The request: Leaving out all images, write out the records that follow exactly.

▬▬▬▬▬▬

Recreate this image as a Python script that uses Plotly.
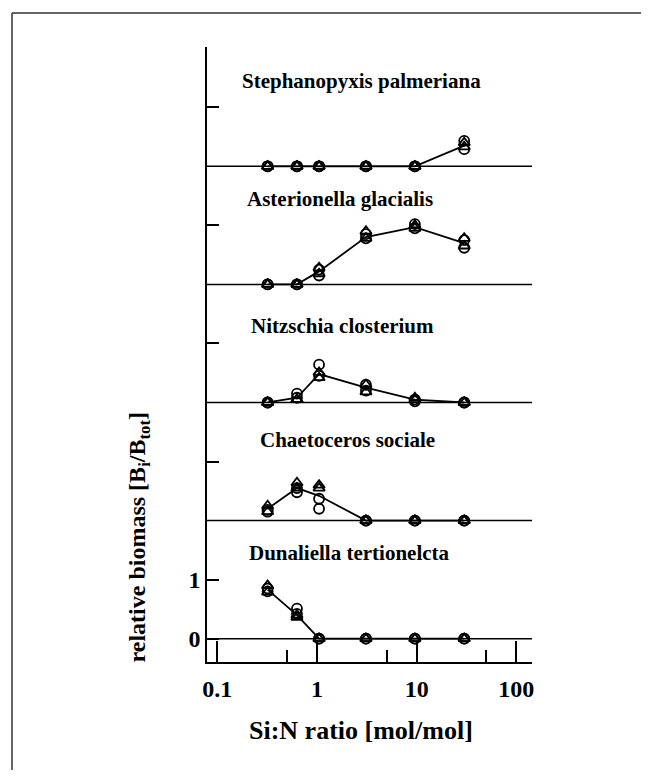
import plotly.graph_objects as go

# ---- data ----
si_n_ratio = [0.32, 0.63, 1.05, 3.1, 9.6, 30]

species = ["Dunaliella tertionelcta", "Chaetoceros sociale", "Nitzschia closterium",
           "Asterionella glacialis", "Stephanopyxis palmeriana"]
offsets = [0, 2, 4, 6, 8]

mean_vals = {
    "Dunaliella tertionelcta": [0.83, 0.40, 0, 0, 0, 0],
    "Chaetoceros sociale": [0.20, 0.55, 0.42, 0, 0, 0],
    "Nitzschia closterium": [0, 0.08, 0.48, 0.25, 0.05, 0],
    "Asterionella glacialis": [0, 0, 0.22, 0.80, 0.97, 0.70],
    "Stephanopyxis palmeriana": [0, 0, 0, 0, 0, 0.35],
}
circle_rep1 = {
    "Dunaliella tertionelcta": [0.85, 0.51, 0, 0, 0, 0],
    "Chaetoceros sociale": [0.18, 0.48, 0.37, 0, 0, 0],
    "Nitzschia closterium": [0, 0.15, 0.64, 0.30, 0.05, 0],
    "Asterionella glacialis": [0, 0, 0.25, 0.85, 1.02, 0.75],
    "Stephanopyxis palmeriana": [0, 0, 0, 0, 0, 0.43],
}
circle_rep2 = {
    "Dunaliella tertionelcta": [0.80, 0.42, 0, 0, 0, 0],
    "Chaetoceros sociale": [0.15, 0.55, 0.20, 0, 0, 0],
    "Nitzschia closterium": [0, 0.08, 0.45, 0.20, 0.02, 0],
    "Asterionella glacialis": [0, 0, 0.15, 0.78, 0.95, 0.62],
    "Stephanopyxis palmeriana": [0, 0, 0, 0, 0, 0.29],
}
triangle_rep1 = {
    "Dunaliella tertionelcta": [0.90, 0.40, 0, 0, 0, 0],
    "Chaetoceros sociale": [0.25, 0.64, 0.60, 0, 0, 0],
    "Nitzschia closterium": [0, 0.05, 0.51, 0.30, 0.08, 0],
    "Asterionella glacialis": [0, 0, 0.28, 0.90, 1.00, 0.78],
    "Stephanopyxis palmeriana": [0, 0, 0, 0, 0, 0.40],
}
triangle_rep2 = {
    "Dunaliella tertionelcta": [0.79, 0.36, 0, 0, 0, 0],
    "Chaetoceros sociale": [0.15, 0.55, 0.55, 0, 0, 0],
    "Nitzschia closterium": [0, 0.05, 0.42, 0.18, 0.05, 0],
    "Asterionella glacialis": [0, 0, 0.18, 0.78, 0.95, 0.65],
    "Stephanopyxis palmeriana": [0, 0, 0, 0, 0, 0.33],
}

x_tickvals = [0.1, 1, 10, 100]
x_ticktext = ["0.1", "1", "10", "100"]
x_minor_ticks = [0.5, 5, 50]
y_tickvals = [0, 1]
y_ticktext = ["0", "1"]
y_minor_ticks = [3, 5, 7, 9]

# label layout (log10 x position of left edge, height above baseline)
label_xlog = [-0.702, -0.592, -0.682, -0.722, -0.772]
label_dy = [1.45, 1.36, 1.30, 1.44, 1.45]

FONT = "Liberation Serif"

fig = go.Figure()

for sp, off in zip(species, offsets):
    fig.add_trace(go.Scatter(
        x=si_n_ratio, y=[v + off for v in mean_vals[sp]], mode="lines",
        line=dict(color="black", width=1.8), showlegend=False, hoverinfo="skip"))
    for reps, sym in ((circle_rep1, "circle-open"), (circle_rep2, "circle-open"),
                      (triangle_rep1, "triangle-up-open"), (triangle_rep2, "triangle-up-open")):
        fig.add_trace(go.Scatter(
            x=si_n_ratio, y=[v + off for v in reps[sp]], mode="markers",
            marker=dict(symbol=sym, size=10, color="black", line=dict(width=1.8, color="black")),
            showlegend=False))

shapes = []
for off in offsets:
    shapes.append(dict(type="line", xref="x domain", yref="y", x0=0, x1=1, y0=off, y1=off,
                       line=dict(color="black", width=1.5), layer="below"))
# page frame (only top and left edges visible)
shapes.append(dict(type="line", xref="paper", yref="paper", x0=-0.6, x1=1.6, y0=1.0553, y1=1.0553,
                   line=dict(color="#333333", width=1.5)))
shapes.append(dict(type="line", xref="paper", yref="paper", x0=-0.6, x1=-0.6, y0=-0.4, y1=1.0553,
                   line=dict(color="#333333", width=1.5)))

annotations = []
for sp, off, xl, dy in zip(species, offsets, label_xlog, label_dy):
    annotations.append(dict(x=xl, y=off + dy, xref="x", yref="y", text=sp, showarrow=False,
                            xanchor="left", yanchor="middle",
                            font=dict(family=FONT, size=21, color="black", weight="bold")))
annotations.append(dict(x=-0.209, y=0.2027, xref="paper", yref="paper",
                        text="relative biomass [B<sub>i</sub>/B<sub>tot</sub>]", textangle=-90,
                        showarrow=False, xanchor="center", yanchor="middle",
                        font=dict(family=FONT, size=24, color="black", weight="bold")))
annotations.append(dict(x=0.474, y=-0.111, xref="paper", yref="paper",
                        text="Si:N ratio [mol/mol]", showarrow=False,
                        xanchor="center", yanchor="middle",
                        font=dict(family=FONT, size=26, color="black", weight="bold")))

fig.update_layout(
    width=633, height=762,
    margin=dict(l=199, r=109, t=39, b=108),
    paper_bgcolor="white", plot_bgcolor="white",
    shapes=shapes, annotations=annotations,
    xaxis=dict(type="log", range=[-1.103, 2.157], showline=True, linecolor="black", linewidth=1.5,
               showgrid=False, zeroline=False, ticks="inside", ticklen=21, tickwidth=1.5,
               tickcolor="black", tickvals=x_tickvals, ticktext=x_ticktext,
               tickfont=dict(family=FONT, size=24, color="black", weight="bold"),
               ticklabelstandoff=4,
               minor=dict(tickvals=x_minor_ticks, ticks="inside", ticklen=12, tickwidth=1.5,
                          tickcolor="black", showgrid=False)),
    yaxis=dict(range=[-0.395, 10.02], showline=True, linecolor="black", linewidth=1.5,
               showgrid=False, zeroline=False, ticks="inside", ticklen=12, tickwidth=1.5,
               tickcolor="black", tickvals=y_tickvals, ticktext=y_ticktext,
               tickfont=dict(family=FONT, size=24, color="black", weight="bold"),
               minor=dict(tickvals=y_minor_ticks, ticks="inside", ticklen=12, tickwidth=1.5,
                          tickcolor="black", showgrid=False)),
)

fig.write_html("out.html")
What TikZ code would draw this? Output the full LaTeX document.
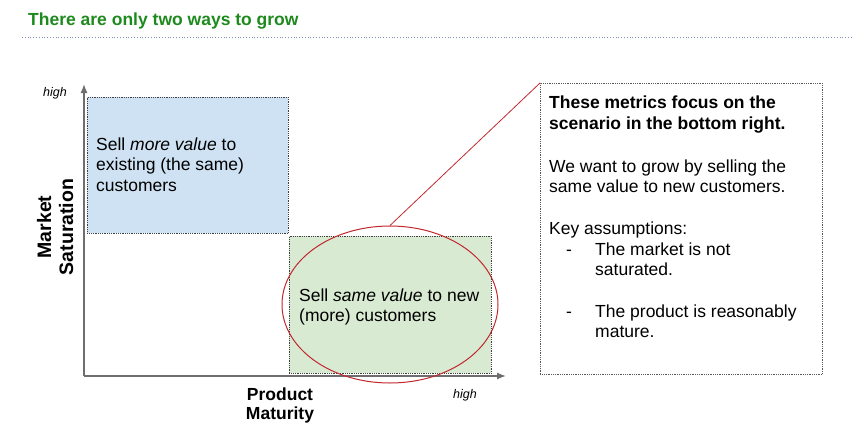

▬▬▬▬▬▬

Expected answer:
Recreate this image as a Python script that uses Plotly.
import plotly.graph_objects as go

# ---- data ----
si_n_ratio = [0.32, 0.63, 1.05, 3.1, 9.6, 30]

species = ["Dunaliella tertionelcta", "Chaetoceros sociale", "Nitzschia closterium",
           "Asterionella glacialis", "Stephanopyxis palmeriana"]
offsets = [0, 2, 4, 6, 8]

mean_vals = {
    "Dunaliella tertionelcta": [0.83, 0.40, 0, 0, 0, 0],
    "Chaetoceros sociale": [0.20, 0.55, 0.42, 0, 0, 0],
    "Nitzschia closterium": [0, 0.08, 0.48, 0.25, 0.05, 0],
    "Asterionella glacialis": [0, 0, 0.22, 0.80, 0.97, 0.70],
    "Stephanopyxis palmeriana": [0, 0, 0, 0, 0, 0.35],
}
circle_rep1 = {
    "Dunaliella tertionelcta": [0.85, 0.51, 0, 0, 0, 0],
    "Chaetoceros sociale": [0.18, 0.48, 0.37, 0, 0, 0],
    "Nitzschia closterium": [0, 0.15, 0.64, 0.30, 0.05, 0],
    "Asterionella glacialis": [0, 0, 0.25, 0.85, 1.02, 0.75],
    "Stephanopyxis palmeriana": [0, 0, 0, 0, 0, 0.43],
}
circle_rep2 = {
    "Dunaliella tertionelcta": [0.80, 0.42, 0, 0, 0, 0],
    "Chaetoceros sociale": [0.15, 0.55, 0.20, 0, 0, 0],
    "Nitzschia closterium": [0, 0.08, 0.45, 0.20, 0.02, 0],
    "Asterionella glacialis": [0, 0, 0.15, 0.78, 0.95, 0.62],
    "Stephanopyxis palmeriana": [0, 0, 0, 0, 0, 0.29],
}
triangle_rep1 = {
    "Dunaliella tertionelcta": [0.90, 0.40, 0, 0, 0, 0],
    "Chaetoceros sociale": [0.25, 0.64, 0.60, 0, 0, 0],
    "Nitzschia closterium": [0, 0.05, 0.51, 0.30, 0.08, 0],
    "Asterionella glacialis": [0, 0, 0.28, 0.90, 1.00, 0.78],
    "Stephanopyxis palmeriana": [0, 0, 0, 0, 0, 0.40],
}
triangle_rep2 = {
    "Dunaliella tertionelcta": [0.79, 0.36, 0, 0, 0, 0],
    "Chaetoceros sociale": [0.15, 0.55, 0.55, 0, 0, 0],
    "Nitzschia closterium": [0, 0.05, 0.42, 0.18, 0.05, 0],
    "Asterionella glacialis": [0, 0, 0.18, 0.78, 0.95, 0.65],
    "Stephanopyxis palmeriana": [0, 0, 0, 0, 0, 0.33],
}

x_tickvals = [0.1, 1, 10, 100]
x_ticktext = ["0.1", "1", "10", "100"]
x_minor_ticks = [0.5, 5, 50]
y_tickvals = [0, 1]
y_ticktext = ["0", "1"]
y_minor_ticks = [3, 5, 7, 9]

# label layout (log10 x position of left edge, height above baseline)
label_xlog = [-0.702, -0.592, -0.682, -0.722, -0.772]
label_dy = [1.45, 1.36, 1.30, 1.44, 1.45]

FONT = "Liberation Serif"

fig = go.Figure()

for sp, off in zip(species, offsets):
    fig.add_trace(go.Scatter(
        x=si_n_ratio, y=[v + off for v in mean_vals[sp]], mode="lines",
        line=dict(color="black", width=1.8), showlegend=False, hoverinfo="skip"))
    for reps, sym in ((circle_rep1, "circle-open"), (circle_rep2, "circle-open"),
                      (triangle_rep1, "triangle-up-open"), (triangle_rep2, "triangle-up-open")):
        fig.add_trace(go.Scatter(
            x=si_n_ratio, y=[v + off for v in reps[sp]], mode="markers",
            marker=dict(symbol=sym, size=10, color="black", line=dict(width=1.8, color="black")),
            showlegend=False))

shapes = []
for off in offsets:
    shapes.append(dict(type="line", xref="x domain", yref="y", x0=0, x1=1, y0=off, y1=off,
                       line=dict(color="black", width=1.5), layer="below"))
# page frame (only top and left edges visible)
shapes.append(dict(type="line", xref="paper", yref="paper", x0=-0.6, x1=1.6, y0=1.0553, y1=1.0553,
                   line=dict(color="#333333", width=1.5)))
shapes.append(dict(type="line", xref="paper", yref="paper", x0=-0.6, x1=-0.6, y0=-0.4, y1=1.0553,
                   line=dict(color="#333333", width=1.5)))

annotations = []
for sp, off, xl, dy in zip(species, offsets, label_xlog, label_dy):
    annotations.append(dict(x=xl, y=off + dy, xref="x", yref="y", text=sp, showarrow=False,
                            xanchor="left", yanchor="middle",
                            font=dict(family=FONT, size=21, color="black", weight="bold")))
annotations.append(dict(x=-0.209, y=0.2027, xref="paper", yref="paper",
                        text="relative biomass [B<sub>i</sub>/B<sub>tot</sub>]", textangle=-90,
                        showarrow=False, xanchor="center", yanchor="middle",
                        font=dict(family=FONT, size=24, color="black", weight="bold")))
annotations.append(dict(x=0.474, y=-0.111, xref="paper", yref="paper",
                        text="Si:N ratio [mol/mol]", showarrow=False,
                        xanchor="center", yanchor="middle",
                        font=dict(family=FONT, size=26, color="black", weight="bold")))

fig.update_layout(
    width=633, height=762,
    margin=dict(l=199, r=109, t=39, b=108),
    paper_bgcolor="white", plot_bgcolor="white",
    shapes=shapes, annotations=annotations,
    xaxis=dict(type="log", range=[-1.103, 2.157], showline=True, linecolor="black", linewidth=1.5,
               showgrid=False, zeroline=False, ticks="inside", ticklen=21, tickwidth=1.5,
               tickcolor="black", tickvals=x_tickvals, ticktext=x_ticktext,
               tickfont=dict(family=FONT, size=24, color="black", weight="bold"),
               ticklabelstandoff=4,
               minor=dict(tickvals=x_minor_ticks, ticks="inside", ticklen=12, tickwidth=1.5,
                          tickcolor="black", showgrid=False)),
    yaxis=dict(range=[-0.395, 10.02], showline=True, linecolor="black", linewidth=1.5,
               showgrid=False, zeroline=False, ticks="inside", ticklen=12, tickwidth=1.5,
               tickcolor="black", tickvals=y_tickvals, ticktext=y_ticktext,
               tickfont=dict(family=FONT, size=24, color="black", weight="bold"),
               minor=dict(tickvals=y_minor_ticks, ticks="inside", ticklen=12, tickwidth=1.5,
                          tickcolor="black", showgrid=False)),
)

fig.write_html("out.html")
What TikZ code would draw this? Output the full LaTeX document.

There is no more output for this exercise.